After traveling through England and Ireland, I am now in Annecy, France! Initially an intimidating place, I’m slowly coming to love France.
Here’s my latest vlog entry – not full of stunning landscape shots yet… but I wanted to get something up and I want to start posting more often.
Arriving in Annecy
Because I decided to spend a month in each place when I began this excursion (and there are huge AirBnB discounts for booking whole months), I somehow ended up doing a lot of traveling between destinations on Sundays. This was fine until I hit mainland Europe!
I arrived in Geneva around midday, and the usual single bus trip to Annecy, France (about an hour west, over the border) wasn’t happening. So I had to take two buses, two trains and a taxi to get to my AirBnB. Couple that with having never used French in a real world situation, it was a challenging journey!
I found that, despite the usual stories about the French being rude and arrogant, everyone I met was very friendly and helpful. I was told that if you make the effort to speak French – even if the listener speaks English – you’ll be appreciated much more than if you start talking English right away. This makes sense! Imagine, as a Kiwi, a tourist coming up to you and asking questions in German. It’s only courtesy to try and communicate with the locals in their own language, and if they know yours, they’ll try and help you.
The place I’m staying at is nice, I essentially have it to myself, and it’s a short bus trip to the main centre of Annecy. I’m actually staying in the suburb known as Annecy-le-Vieux or Old Annecy. There’s a beautiful little village there, which I checked out on my first night while looking for milk. Nope, no shops open on a Sunday! I ended up finding an open pub and being charged €20 for a glass of wine and a tray of charcuterie.
Carrefour (which means Crossroads) is the main supermarket brand around here and that’s where my French was first put to the test.

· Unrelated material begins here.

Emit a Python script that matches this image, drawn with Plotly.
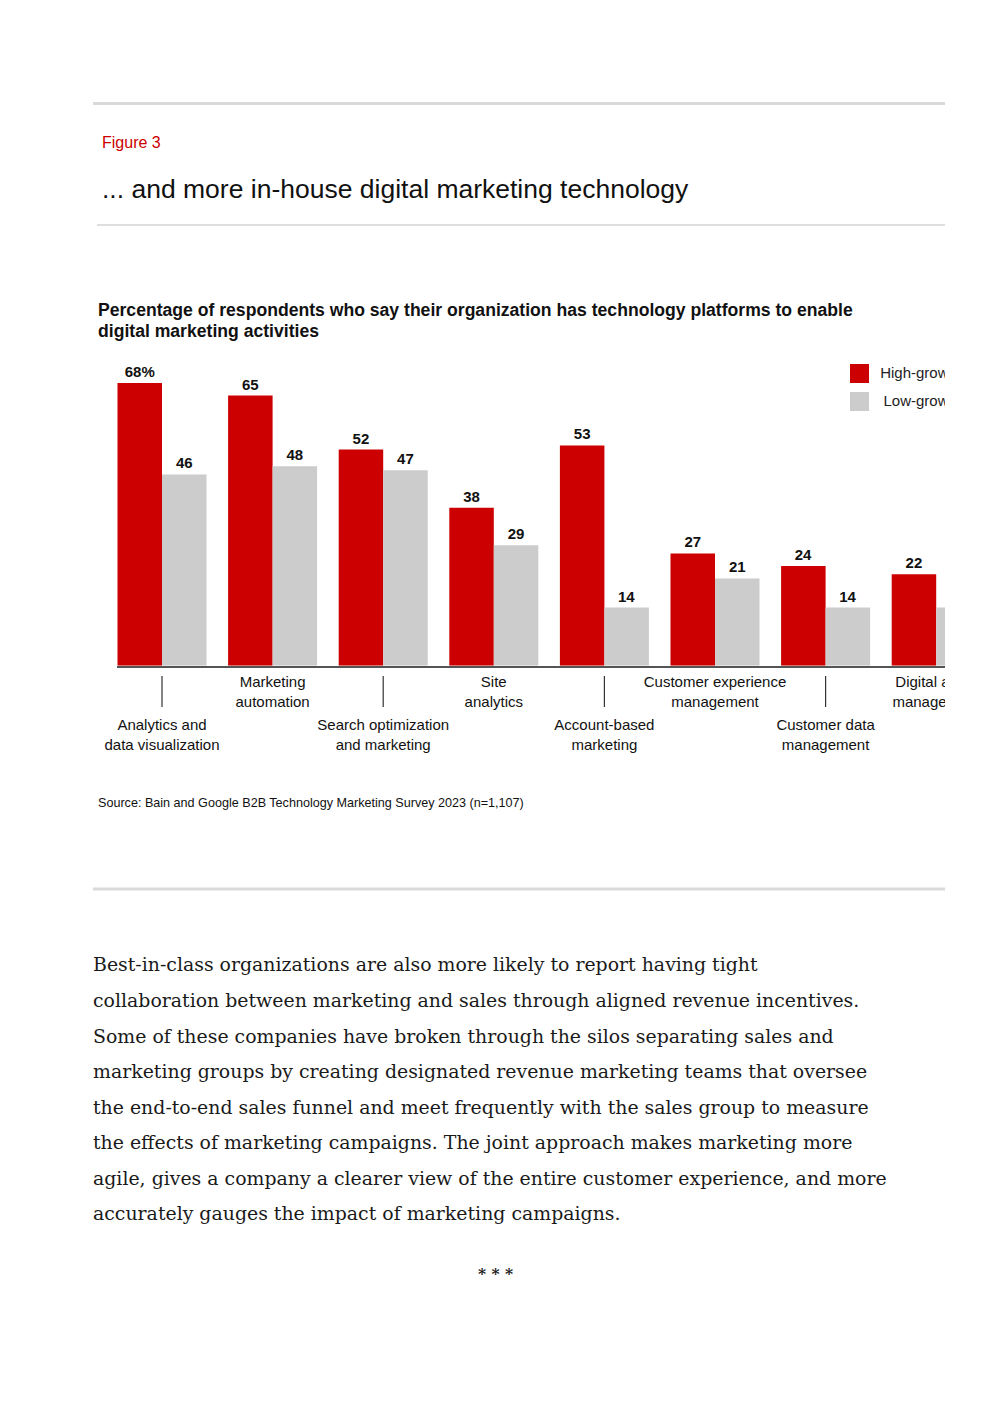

I didn’t do too badly! I have to work on my pronunciation (“MOOLti-vit-AHMEENS” is how you pronounce multivitamins) and of course, being able to say something is not that hard, understanding the rapid, heavily-accented response is! But I’ve been to the local Carrefour a couple of times, and in general, it’s like most supermarkets (except you don’t usually see horse meat in the butchery section!).
In general, the French are very considerate drivers – they stop politely for you at pedestrian crossings. Because they drive on the right you have to pay particular attention when crossing the road. It’s not just the unnatural act of looking the wrong way to check for oncoming traffic, it’s telling your brain that traffic coming from that way is a hazard!
One of the main reasons I came to Annecy was to meet Furiial. They’re a pair of young beat boxers aiming to make it big. They had to confidence and determination to reach out to me to promote them to our audience of 7 million on Facebook, and I was impressed by their skill and professionalism. If you haven’t seen them already, check them out on YouTube Channel, Instagram and Facebook.
I’m going to make a music video for these guys, and an interview, and use the skills I have to help them make more of a name for themselves online. It seems I’m always mentoring people with passion and talent… I guess that’s my raison d’etre!